Wednesday, September 4, 2019

The Gerrymandering Battle Rages On

Supreme Court Chief Justice John Roberts may have removed federal courts from having any role in gerrymandering fights back in June, but all that means is that by leaving these battles to the states that the state courts can now play for keeps, as the NC GOP just found out the hard way.

North Carolina’s political maps for the state legislature are unconstitutional and must be redrawn before the 2020 elections, a court has decided. 
A panel of judges struck down the maps Tuesday, in a 357-page ruling that focused on the level of political partisanship used to draw them. The maps were drawn in 2017 to replace previous maps, drawn in 2011, that had also been ruled unconstitutional. Both sets of maps were drawn by North Carolina’s Republican-led legislature. 
The judges found that “The North Carolina Supreme Court has long and consistently held that ‘our government is founded on the will of the people,’ that ‘their will is expressed by the ballot.’” 
And that fact helped the judges conclude that the maps violated the state constitution because “it is the carefully crafted maps, and not the will of the voters, that dictate the election outcomes in a significant number of legislative districts and, ultimately, the majority control of the General Assembly.” 
Tuesday’s decision may be the final word in this legal battle, since at least one top Republican lawmaker said he doesn’t plan to appeal the ruling. 

“This is a historic victory for the people of North Carolina,” said Bob Phillips, executive director of Common Cause North Carolina, one of the groups that sued to overturn the maps. “The court has made clear that partisan gerrymandering violates our state’s constitution and is unacceptable. Thanks to the court’s landmark decision, politicians in Raleigh will no longer be able to rig our elections through partisan gerrymandering.” 
The three-judge panel was unanimous in its ruling.
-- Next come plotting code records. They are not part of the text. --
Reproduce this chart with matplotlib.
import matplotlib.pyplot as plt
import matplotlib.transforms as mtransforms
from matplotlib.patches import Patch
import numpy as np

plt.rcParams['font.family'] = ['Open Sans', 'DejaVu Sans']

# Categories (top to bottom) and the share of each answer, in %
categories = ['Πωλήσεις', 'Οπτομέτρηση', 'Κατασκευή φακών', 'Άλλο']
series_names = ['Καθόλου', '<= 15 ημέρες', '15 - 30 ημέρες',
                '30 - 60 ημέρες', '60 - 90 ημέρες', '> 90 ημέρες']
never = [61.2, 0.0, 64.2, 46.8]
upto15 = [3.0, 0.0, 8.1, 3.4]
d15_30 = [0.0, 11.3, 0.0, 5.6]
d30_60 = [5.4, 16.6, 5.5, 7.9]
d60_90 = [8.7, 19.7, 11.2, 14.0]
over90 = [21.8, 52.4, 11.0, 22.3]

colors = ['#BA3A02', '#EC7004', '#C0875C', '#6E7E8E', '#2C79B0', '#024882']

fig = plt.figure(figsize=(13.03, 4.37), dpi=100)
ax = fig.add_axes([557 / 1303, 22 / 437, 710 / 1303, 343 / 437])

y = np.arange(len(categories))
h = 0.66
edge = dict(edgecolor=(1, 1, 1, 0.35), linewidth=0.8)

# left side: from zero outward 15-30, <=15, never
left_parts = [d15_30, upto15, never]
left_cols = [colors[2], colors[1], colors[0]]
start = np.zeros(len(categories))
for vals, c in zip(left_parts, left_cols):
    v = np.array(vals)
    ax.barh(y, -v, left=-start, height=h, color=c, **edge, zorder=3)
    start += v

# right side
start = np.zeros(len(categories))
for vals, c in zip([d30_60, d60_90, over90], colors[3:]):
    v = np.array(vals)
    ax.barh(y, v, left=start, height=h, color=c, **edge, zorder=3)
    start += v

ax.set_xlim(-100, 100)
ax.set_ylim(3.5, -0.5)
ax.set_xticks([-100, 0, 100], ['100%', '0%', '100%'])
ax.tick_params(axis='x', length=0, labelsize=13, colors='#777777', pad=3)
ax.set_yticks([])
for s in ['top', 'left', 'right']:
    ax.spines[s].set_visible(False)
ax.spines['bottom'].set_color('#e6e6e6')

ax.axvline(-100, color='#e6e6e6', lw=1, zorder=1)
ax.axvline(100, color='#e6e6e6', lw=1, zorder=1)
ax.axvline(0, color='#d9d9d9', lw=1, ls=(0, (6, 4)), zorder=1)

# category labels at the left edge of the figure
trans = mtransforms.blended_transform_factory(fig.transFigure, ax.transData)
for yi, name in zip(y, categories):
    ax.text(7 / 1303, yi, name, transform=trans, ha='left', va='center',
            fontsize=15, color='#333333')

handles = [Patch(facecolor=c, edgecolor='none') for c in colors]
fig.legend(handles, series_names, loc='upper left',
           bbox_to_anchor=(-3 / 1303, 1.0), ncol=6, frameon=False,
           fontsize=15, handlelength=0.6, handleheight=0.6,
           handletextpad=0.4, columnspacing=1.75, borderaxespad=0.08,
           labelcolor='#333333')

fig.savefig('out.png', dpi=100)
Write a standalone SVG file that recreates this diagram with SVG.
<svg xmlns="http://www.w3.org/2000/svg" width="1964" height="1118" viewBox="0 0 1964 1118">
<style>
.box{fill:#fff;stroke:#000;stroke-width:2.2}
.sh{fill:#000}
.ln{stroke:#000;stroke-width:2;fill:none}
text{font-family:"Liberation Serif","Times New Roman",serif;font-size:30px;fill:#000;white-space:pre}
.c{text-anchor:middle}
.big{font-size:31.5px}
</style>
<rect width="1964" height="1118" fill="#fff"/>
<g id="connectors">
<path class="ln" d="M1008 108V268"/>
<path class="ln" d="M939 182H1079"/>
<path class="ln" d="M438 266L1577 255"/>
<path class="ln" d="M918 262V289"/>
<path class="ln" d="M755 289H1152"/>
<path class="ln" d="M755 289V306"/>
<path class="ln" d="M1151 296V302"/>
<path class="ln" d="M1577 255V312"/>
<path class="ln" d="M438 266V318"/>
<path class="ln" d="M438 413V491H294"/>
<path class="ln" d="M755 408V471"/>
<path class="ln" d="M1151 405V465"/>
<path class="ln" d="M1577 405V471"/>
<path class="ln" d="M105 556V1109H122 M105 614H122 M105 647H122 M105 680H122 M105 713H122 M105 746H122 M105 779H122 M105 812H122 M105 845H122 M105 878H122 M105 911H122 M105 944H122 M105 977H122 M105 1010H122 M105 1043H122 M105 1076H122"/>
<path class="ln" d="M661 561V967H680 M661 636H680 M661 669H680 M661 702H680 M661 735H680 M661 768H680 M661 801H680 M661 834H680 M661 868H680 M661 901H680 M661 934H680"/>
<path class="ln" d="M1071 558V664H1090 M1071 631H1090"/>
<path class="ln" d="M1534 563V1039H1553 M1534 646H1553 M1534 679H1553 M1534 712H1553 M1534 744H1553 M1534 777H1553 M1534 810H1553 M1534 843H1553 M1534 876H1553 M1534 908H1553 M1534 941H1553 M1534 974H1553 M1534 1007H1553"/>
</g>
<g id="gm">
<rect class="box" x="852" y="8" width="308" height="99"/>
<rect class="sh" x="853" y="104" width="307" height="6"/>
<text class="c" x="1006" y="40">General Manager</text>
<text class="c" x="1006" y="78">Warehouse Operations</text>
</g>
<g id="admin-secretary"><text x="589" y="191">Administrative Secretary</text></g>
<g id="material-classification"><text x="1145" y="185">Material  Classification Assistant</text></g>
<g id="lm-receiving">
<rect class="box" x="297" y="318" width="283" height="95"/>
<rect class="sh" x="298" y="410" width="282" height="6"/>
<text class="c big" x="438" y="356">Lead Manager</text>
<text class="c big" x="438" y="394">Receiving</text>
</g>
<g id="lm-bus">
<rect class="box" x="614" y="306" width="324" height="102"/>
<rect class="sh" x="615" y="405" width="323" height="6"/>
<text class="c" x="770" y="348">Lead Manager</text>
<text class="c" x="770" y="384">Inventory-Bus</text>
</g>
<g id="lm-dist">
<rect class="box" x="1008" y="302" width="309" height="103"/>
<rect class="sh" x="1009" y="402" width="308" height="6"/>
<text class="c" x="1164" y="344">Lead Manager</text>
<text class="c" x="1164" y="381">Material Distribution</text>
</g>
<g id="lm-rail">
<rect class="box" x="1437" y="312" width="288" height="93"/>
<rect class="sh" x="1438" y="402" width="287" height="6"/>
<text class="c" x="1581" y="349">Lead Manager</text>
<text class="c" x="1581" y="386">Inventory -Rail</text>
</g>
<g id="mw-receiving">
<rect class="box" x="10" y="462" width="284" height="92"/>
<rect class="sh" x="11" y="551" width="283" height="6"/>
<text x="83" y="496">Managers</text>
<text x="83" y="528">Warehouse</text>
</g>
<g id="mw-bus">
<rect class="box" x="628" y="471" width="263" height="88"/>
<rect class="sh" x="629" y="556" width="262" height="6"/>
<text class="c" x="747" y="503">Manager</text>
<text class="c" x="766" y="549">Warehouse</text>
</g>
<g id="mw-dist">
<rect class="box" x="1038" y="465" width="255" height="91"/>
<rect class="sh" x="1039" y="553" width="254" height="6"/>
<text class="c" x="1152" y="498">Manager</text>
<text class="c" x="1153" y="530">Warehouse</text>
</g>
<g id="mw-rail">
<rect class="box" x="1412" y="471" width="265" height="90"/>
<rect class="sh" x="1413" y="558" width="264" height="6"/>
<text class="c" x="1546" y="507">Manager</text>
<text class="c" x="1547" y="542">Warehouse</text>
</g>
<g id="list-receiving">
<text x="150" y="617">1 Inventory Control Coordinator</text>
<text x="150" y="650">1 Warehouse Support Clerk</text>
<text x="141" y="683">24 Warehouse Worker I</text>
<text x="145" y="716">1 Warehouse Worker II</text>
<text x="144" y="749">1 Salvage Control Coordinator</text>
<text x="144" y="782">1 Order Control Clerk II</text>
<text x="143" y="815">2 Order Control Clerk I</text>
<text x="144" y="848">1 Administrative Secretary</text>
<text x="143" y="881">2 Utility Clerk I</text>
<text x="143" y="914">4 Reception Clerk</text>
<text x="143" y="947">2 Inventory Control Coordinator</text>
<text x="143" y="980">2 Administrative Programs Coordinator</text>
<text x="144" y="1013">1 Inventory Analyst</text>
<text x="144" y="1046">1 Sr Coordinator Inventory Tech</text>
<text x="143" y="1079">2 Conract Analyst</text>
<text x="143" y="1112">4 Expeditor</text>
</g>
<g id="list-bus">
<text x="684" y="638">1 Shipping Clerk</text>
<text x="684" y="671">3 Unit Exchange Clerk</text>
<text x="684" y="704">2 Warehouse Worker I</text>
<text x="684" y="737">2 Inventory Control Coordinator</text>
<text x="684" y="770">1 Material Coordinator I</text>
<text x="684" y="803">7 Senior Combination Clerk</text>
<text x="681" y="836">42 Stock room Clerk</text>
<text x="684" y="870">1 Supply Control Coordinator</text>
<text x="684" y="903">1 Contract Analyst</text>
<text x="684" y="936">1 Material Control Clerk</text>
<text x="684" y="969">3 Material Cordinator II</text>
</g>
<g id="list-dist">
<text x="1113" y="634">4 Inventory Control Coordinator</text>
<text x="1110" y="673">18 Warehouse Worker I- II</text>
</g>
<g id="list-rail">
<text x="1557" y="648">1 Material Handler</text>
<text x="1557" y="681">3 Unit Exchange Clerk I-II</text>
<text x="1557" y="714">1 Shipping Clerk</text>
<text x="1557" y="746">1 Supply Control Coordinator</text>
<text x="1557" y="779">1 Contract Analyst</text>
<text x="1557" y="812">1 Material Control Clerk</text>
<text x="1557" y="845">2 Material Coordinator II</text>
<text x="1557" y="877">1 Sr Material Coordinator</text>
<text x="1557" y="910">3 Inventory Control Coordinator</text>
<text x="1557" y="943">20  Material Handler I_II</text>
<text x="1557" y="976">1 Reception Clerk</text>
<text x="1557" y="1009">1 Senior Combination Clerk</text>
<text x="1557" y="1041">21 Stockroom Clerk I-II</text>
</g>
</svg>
The panel consisted of two Democrats — Paul Ridgeway of Wake County and Alma Hinton of Halifax County — and one Republican, Joseph Crosswhite of Iredell County. 
“The conclusions of this Court today reflect the unanimous and best efforts of the undersigned trial judges — each hailing from different geographic regions and each with differing ideological and political outlooks — to apply core constitutional principles to this complex and divisive topic,” they wrote.

Of course, the battle in NC is far from over, as Republicans overwhelmingly have control of the state House and Senate to redraw the maps, but thanks to the Roberts Court, NC Republicans can't cry foul.  The entire reason this ruling came about was that the GOP won in June, forcing the federal ruling against NC's gerrymandered districts to go back to state court. 

And hey, given that the federal and state judges found massively, overwhelming evidence of gerrymandering so egregious that it violated North Carolina's state constitution, it was a no-brainer (although not a given) that the state court this time would find the same thing.

Redrawing Pennsylvania's districts made a huge difference a few years ago.  Now it seems North Carolina will get a turn at fairness.